Prior to joining Fifth Third Bank, Alandes served as Senior Vice-President and Director at Citi Cards, a division of Citigroup, where she was responsible for the strategic development and oversight of a Portfolio within Cards Retail Services
A native of Dayton, Ohio, Mrs. Powell attended Fort Valley University an HBCU located in Fort Valley, GA. Alandes and her husband, Gordon are the proud parents of three children; 37 year-old daughter; Kendra (Atlanta, GA), 32 year old son; Damonte (Cincinnati Fireman) and 21 year old son; Julian (Clark Atlanta University).
Julio Thompson is an Assistant Attorney General in the Office of the Vermont Attorney General, where he serves as Director of the Office's Civil Rights Unit, which enforces the state’s hate crimes and anti-discrimination laws. He also serves as hate crimes instructor for the Vermont Police Academy. Outside of his work for the State of Vermont, Julio has nearly 30 years’ experience in the field of policing review and reform, including work on several federal consent decrees. His areas of emphasis have included use of force, tactics, training, fair and impartial policing, accountability, and leadership.
Mr. Alverson served for almost 20 years as Public Information Officer, Law Enforcement Coordinator and Community Outreach Coordinator for the U.S. Attorney’s Office for the Southern District of Ohio. During that time, he built effective communications between the office and the multiple constituencies they serve. He was selected to chair the Law Enforcement Coordinators’ Working Group for the U.S. Department of Justice and in 2015, he received the Director’s Award for Superior Performance in Public Information.
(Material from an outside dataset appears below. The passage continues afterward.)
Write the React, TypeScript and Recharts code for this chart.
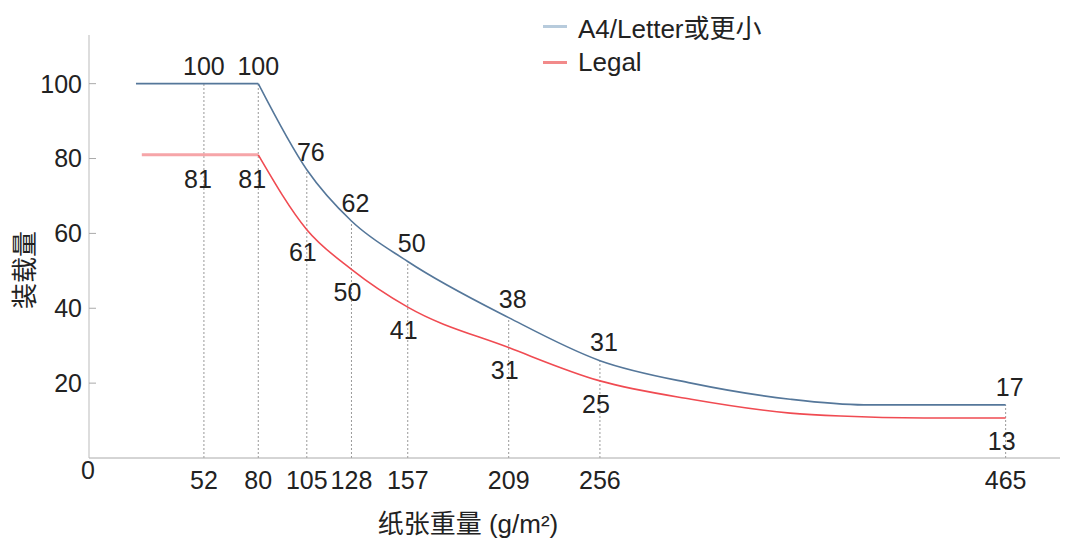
import { LineChart, Line, XAxis, YAxis, ReferenceLine, LabelList, Label } from "recharts"

// tick weights and printed load values
const weights = [52, 80, 105, 128, 157, 209, 256, 465]
const a4Labels = [100, 100, 76, 62, 50, 38, 31, 17]
const legalLabels = [81, 81, 61, 50, 41, 31, 25, 13]
const yTicks = [20, 40, 60, 80, 100]

// curves as drawn in the picture
const a4W = [17, 52, 80, 105, 128, 157, 209, 256, 303, 354, 392, 465]
const a4V = [100, 100, 100, 77, 63.3, 52.5, 37.5, 26, 20, 15.7, 14.2, 14.2]
const legalW = [20, 52, 80, 105, 128, 157, 209, 256, 303, 354, 380, 423, 465]
const legalV = [81, 81, 81, 61, 50.4, 40.3, 29.5, 20.6, 15.7, 12, 11.2, 10.7, 10.7]

const FONT = "'Liberation Sans', Arial, 'Noto Sans CJK SC', sans-serif"
const A4_COLOR = "#55779a"
const LEGAL_COLOR = "#f04b52"

const rowsFor = (ws: number[], vs: number[], labels: number[]) =>
  ws.map((w, i) => {
    const k = weights.indexOf(w)
    return { w, v: vs[i], label: k >= 0 ? labels[k] : null }
  })

const a4Rows = rowsFor(a4W, a4V, a4Labels)
const legalRows = rowsFor(legalW, legalV, legalLabels)
const split = (rows: any[]) => ({
  flat: rows.filter((r) => r.w <= 80),
  curve: rows.filter((r) => r.w >= 80).map((r) => (r.w === 80 ? { ...r, label: null } : r)),
})
const a4 = split(a4Rows)
const legal = split(legalRows)

const pointLabel = (dx: number, dy: number) => (props: any) => {
  const { x, y, value } = props
  if (value === null || value === undefined) return null
  return (
    <text x={x + dx} y={y + dy} dy="0.35em" textAnchor="middle" fill="#222" fontSize={25} fontFamily={FONT}>
      {value}
    </text>
  )
}

const legendItems = [
  { name: "A4/Letter或更小", color: "#b7cbdc" },
  { name: "Legal", color: "#f28a8a" },
]

export default function App() {
  return (
    <div style={{ fontFamily: FONT, position: "relative", width: 1062, height: 536 }}>
      <div style={{ position: "absolute", left: 535, top: 0, fontSize: 26, color: "#222" }}>
        {legendItems.map((it) => (
          <div key={it.name} style={{ height: 36, display: "flex", alignItems: "center" }}>
            <span style={{ display: "inline-block", width: 24, height: 3, background: it.color, marginRight: 11 }} />
            <span>{it.name}</span>
          </div>
        ))}
      </div>
      <LineChart width={1062} height={536} margin={{ top: 27, right: 10, bottom: 0, left: 0 }}>
        <XAxis
          dataKey="w"
          type="number"
          domain={[-7.2, 493]}
          ticks={weights}
          interval={0}
          allowDataOverflow
          height={86}
          tickLine={false}
          tickSize={0}
          tickMargin={13}
          axisLine={{ stroke: "#aaa" }}
          tick={{ fill: "#222", fontSize: 25 }}
        >
          <Label
            content={({ viewBox }: any) => (
              <text x={viewBox.x - 1} y={viewBox.y + 21} textAnchor="middle" fill="#222" fontSize={25} fontFamily={FONT}>
                0
              </text>
            )}
          />
          <Label
            content={({ viewBox }: any) => (
              <text x={viewBox.x + 379} y={viewBox.y + 75} textAnchor="middle" fill="#222" fontSize={26} fontFamily={FONT}>
                纸张重量 (g/m²)
              </text>
            )}
          />
        </XAxis>
        <YAxis
          type="number"
          domain={[0, 113]}
          ticks={yTicks}
          interval={0}
          width={81}
          tickSize={-7}
          tickMargin={14}
          axisLine={{ stroke: "#bbb" }}
          tickLine={{ stroke: "#aaa" }}
          tick={{ fill: "#222", fontSize: 25 }}
        >
          <Label
            content={({ viewBox }: any) => (
              <text
                x={viewBox.x + 17}
                y={viewBox.y + 235}
                dy="0.35em"
                textAnchor="middle"
                fill="#222"
                fontSize={26}
                fontFamily={FONT}
                transform={`rotate(-90, ${viewBox.x + 17}, ${viewBox.y + 235})`}
              >
                装载量
              </text>
            )}
          />
        </YAxis>
        {weights.map((w) => {
          const top = a4V[a4W.indexOf(w)]
          return (
            <ReferenceLine
              key={w}
              segment={[{ x: w, y: 0 }, { x: w, y: top }]}
              stroke="#999"
              strokeDasharray="2 2"
              strokeWidth={1}
            />
          )
        })}
        <Line data={a4.flat} dataKey="v" type="linear" stroke={A4_COLOR} strokeWidth={1.6} dot={false} activeDot={false} isAnimationActive={false} legendType="none">
          <LabelList dataKey="label" content={pointLabel(0, -17)} />
        </Line>
        <Line data={a4.curve} dataKey="v" type="monotone" stroke={A4_COLOR} strokeWidth={1.6} dot={false} activeDot={false} isAnimationActive={false} legendType="none">
          <LabelList dataKey="label" content={pointLabel(4, -18)} />
        </Line>
        <Line data={legal.flat} dataKey="v" type="linear" stroke="#f6a5a8" strokeWidth={3} dot={false} activeDot={false} isAnimationActive={false} legendType="none">
          <LabelList dataKey="label" content={pointLabel(-6, 24)} />
        </Line>
        <Line data={legal.curve} dataKey="v" type="monotone" stroke={LEGAL_COLOR} strokeWidth={1.6} dot={false} activeDot={false} isAnimationActive={false} legendType="none">
          <LabelList dataKey="label" content={pointLabel(-4, 23)} />
        </Line>
      </LineChart>
    </div>
  )
}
His career also includes service to the Ohio Attorney General’s Office, Ohio Governor’s Office, the Ohio Department of Commerce, Columbus City Council, and The Ohio State University, in addition to employment in the private sector as a strategist, instructor and advisor.
Trained and experienced as a journalist and a writer, he focuses on development of transparent media messages that can persuade, explain and enlighten.
Married to Kim Alverson for more than 30 years, he is the proud father of three grown sons and volunteers with several community groups including as a reader on VoiceCorps, which provides audio services to the blind, have low vision or other conditions that prevent reading
Shelby Hoffman (she/her) is a second year student in the John Glenn College’s Master of Public Administration (MPA) program and is serving as a Graduate Research Assistant (GRA) on this project. She has a bachelor’s degree in Political Science and Women’s and Gender Studies from DePaul University in Chicago. Outside of the classroom, she has been active volunteer in the sexual violence crisis response community and brings a trauma-informed perspective to her work.
Mitchell Isler is a second-year student in the Master of Public Administration Program at the John Glenn College of Public Affairs. After receiving his degree, Mitch hopes to work to solve systemic problems through policy research. He has briefly worked in government advocacy, nonprofit career assistance, public relations, and political campaigning. Prior to attending the Ohio State University, he studied political science and economics at the University of Cincinnati. He has been honored as an Ohio State University Fellow, a Cincinnatus Excellence Scholar, and a National Merit Scholar.
Carrie Mayer is a second-year law student at the Moritz College of Law. Carrie has twelve years’ experience as a military officer where she has served in various capacities in the Army and the special operations community. Prior to the military, Carrie studied International Affairs at George Washington University. She has been honored as a Moritz Merit Scholar and a Tillman Foundation Scholar.